Village and civil parish in Devon, England

Woodleigh is a village, parish and former manor located in the South Hams region of the county Devon, England. In 2011 the parish had a population of 171.

==Etymology==
The name is derived from the Old English 'leah', meaning a clearing in a forest.

==History==
The manor is listed in the Domesday Book of 1086 as Odelie and was the 13th of the 17 holdings of Robert of Aumale (Latinised to Robertus de Albemarle). It then formed part of his demesne lands.

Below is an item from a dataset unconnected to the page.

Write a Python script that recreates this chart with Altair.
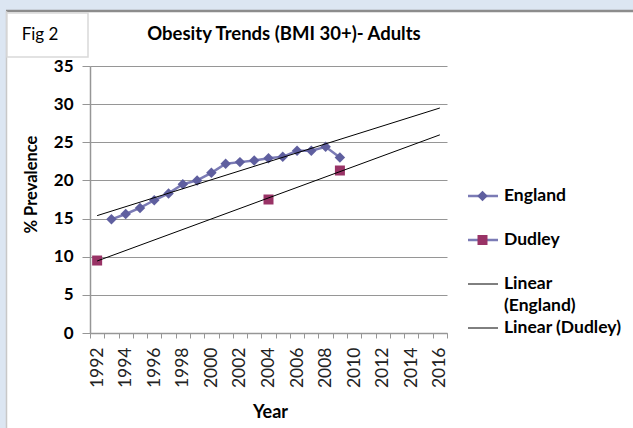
import altair as alt
import pandas as pd

# ---- data ----
eng_years = list(range(1993, 2010))
eng_values = [14.9, 15.6, 16.4, 17.4, 18.3, 19.5, 20.0, 21.0, 22.2, 22.4,
              22.6, 22.9, 23.1, 23.9, 23.9, 24.4, 23.0]
dud_years = [1992, 2004, 2009]
dud_values = [9.5, 17.5, 21.3]
trend_extent = [1992, 2016]
y_ticks = [0, 5, 10, 15, 20, 25, 30, 35]
x_bounds = [y - 0.5 for y in range(1992, 2018)]  # category boundaries

title_text = "Obesity Trends (BMI 30+)- Adults"
fig_text = "Fig 2"
legend_labels = ["England", "Dudley", "Linear", "(England)", "Linear (Dudley)"]

eng_df = pd.DataFrame({"year": eng_years, "value": eng_values})
dud_df = pd.DataFrame({"year": dud_years, "value": dud_values})
one = pd.DataFrame({"a": [0]})

FONT = "Lato"
GRID = "#969696"
ENG_LINE = "#7b7bb5"
ENG_PT = "#5f5f9f"
DUD = "#993366"
W, H = 357, 267
BAND = W / 25

x_scale = alt.Scale(domain=[1991.5, 2016.5], nice=False, zero=False)
y_scale = alt.Scale(domain=[0, 35], nice=False, zero=True)

x_axis = alt.Axis(
    values=x_bounds,
    labelExpr="(datum.value + 0.5) % 2 == 0 ? '' + (datum.value + 0.5) : ''",
    labelAngle=270, labelOffset=BAND / 2, labelFont=FONT, labelFontSize=17.5,
    labelColor="#222222", labelPadding=9, labelOverlap=False, labelFlush=False,
    tickSize=5, tickColor=GRID, tickWidth=1, domainColor=GRID, domainWidth=1.5,
    grid=False, title="Year", titleFont=FONT, titleFontSize=18,
    titleFontWeight="bold", titleColor="black", titleX=180, titleY=79,
    titleAlign="center", titleBaseline="middle",
)
y_axis = alt.Axis(
    values=y_ticks, grid=True, gridColor=GRID, gridWidth=1,
    tickSize=8, tickColor=GRID, domainColor=GRID, domainWidth=1.5,
    labelFont=FONT, labelFontSize=17, labelFontWeight="bold", labelColor="black",
    labelPadding=9, title="% Prevalence", titleFont=FONT, titleFontSize=16.5,
    titleFontWeight="bold", titleColor="black", titleX=-59, titleY=118,
    titleAngle=270, titleAlign="center", titleBaseline="middle",
)

X = alt.X("year:Q", scale=x_scale, axis=x_axis)
Y = alt.Y("value:Q", scale=y_scale, axis=y_axis)

eng_line = alt.Chart(eng_df).mark_line(color=ENG_LINE, strokeWidth=2.5).encode(x=X, y=Y)
eng_pts = alt.Chart(eng_df).mark_point(
    shape="diamond", filled=True, size=110, color=ENG_PT, opacity=1
).encode(x=X, y=Y)
dud_pts = alt.Chart(dud_df).mark_point(
    shape="square", filled=True, size=100, color=DUD, opacity=1
).encode(x=X, y=Y)
eng_trend = alt.Chart(eng_df).transform_regression(
    "year", "value", extent=trend_extent
).mark_line(color="black", strokeWidth=1).encode(x=X, y=Y)
dud_trend = alt.Chart(dud_df).transform_regression(
    "year", "value", extent=trend_extent
).mark_line(color="black", strokeWidth=1).encode(x=X, y=Y)

# ---- decorations (frame, title, legend) ----
def rect(x, x2, y, y2, **kw):
    return alt.Chart(one).mark_rect(**kw).encode(
        x=alt.value(x), x2=alt.value(x2), y=alt.value(y), y2=alt.value(y2))

def hrule(x, x2, y, **kw):
    return alt.Chart(one).mark_rule(**kw).encode(
        x=alt.value(x), x2=alt.value(x2), y=alt.value(y))

def txt(s, x, y, **kw):
    return alt.Chart(one).mark_text(font=FONT, color="black", **kw).encode(
        text=alt.value(s), x=alt.value(x), y=alt.value(y))

deco = [
    rect(-90, 543, -66, -55, color="#dce6f2"),
    rect(-90, -84, -66, 362, color="#dce6f2"),
    hrule(-84, 543, -55, color="#8c8c8c", strokeWidth=2.5),
    alt.Chart(one).mark_rule(color="#c8c8c8", strokeWidth=1.5).encode(
        x=alt.value(-83.5), y=alt.value(-55), y2=alt.value(362)),
    rect(-83, -2, -53, -9, fill="white", stroke="#d9d9d9", strokeWidth=1.5),
    txt(fig_text, -50, -31, fontSize=17, align="center", baseline="middle"),
    txt(title_text, 194, -32, fontSize=18.5, fontWeight="bold", align="center", baseline="middle"),
]

LX1, LX2, LSYM, LTX = 378, 408, 392.5, 414
rows = [130, 174, 218, 240, 262]
legend = [
    hrule(LX1, LX2, rows[0], color=ENG_LINE, strokeWidth=2.5),
    alt.Chart(one).mark_point(shape="diamond", filled=True, size=110, color=ENG_PT, opacity=1).encode(
        x=alt.value(LSYM), y=alt.value(rows[0])),
    hrule(LX1, LX2, rows[1], color=ENG_LINE, strokeWidth=2.5),
    alt.Chart(one).mark_point(shape="square", filled=True, size=100, color=DUD, opacity=1).encode(
        x=alt.value(LSYM), y=alt.value(rows[1])),
    hrule(LX1, LX2, rows[2], color="black", strokeWidth=1),
    hrule(LX1, LX2, rows[4], color="black", strokeWidth=1),
]
for lab, ry in zip(legend_labels, rows):
    legend.append(txt(lab, LTX, ry, fontSize=17.5, fontWeight="bold", align="left", baseline="middle"))

chart = alt.layer(
    *deco, eng_line, eng_pts, dud_pts, eng_trend, dud_trend, *legend
).properties(
    width=W, height=H,
    autosize=alt.AutoSizeParams(type="none"),
    padding={"left": 90, "top": 66, "right": 186, "bottom": 95},
    background="white",
).configure_view(stroke=None)

chart.save("out.html", embed_options={"renderer": "svg", "actions": False})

Wood Barton on the northern edge of Woodleigh was built as a Cistercian monastery before being converted to apartments.
Woodbarton and 1200+ acres of surrounding land was once owned by racehorse trainer and farmer David barons..
https://www.racingpost.com/news/grand-national-winning-trainer-david-barons-dies-at-age-of-81/320277

==Demographics==
The population of Woodleigh is approximately 150.

==Amenities==
Whilst there was once a small school in the village now this has been converted into a house so that the children of the village must travel to the much larger village of Loddiswell to receive their education. Woodleigh has no shops, pubs or sports facilities but it does have a postbox.

==Historic estates==
The parish includes the following historic estates:

===Wood===
Wood was held by a junior branch of the Fortescue family whose earliest known seat in Devon was Wympstone in the parish of Modbury. Sir Henry Fortescue (fl. 1426), Lord Chief Justice of the Common Pleas in Ireland, married as his first wife Jane Bozun, daughter of Edmond Bozun of Wood, and Wood became the residence of his son and heir John Fortescue, and passed to his male descendants for three generations. The only daughter and heiress of John's great-grandson Anthony Fortescue of Wood was Joan Fortescue, who married her cousin John Fortescue (d.1587) of Preston, Devon. The Fortescue Baronetcy, "of Woodleigh in the County of Devon", was created in the Baronetage of England on 29 January 1667 for Peter Fortescue (1620-1685) of Wood in the parish of Woodleigh, 3rd son of Francis Fortescue (d.circa 1649) of Preston, Devon, descended from John Fortescue (d.1479) of Wympstone in the parish of Modbury, Devon, MP for Totnes, Tavistock and Plympton. The title became extinct on his death in 1685.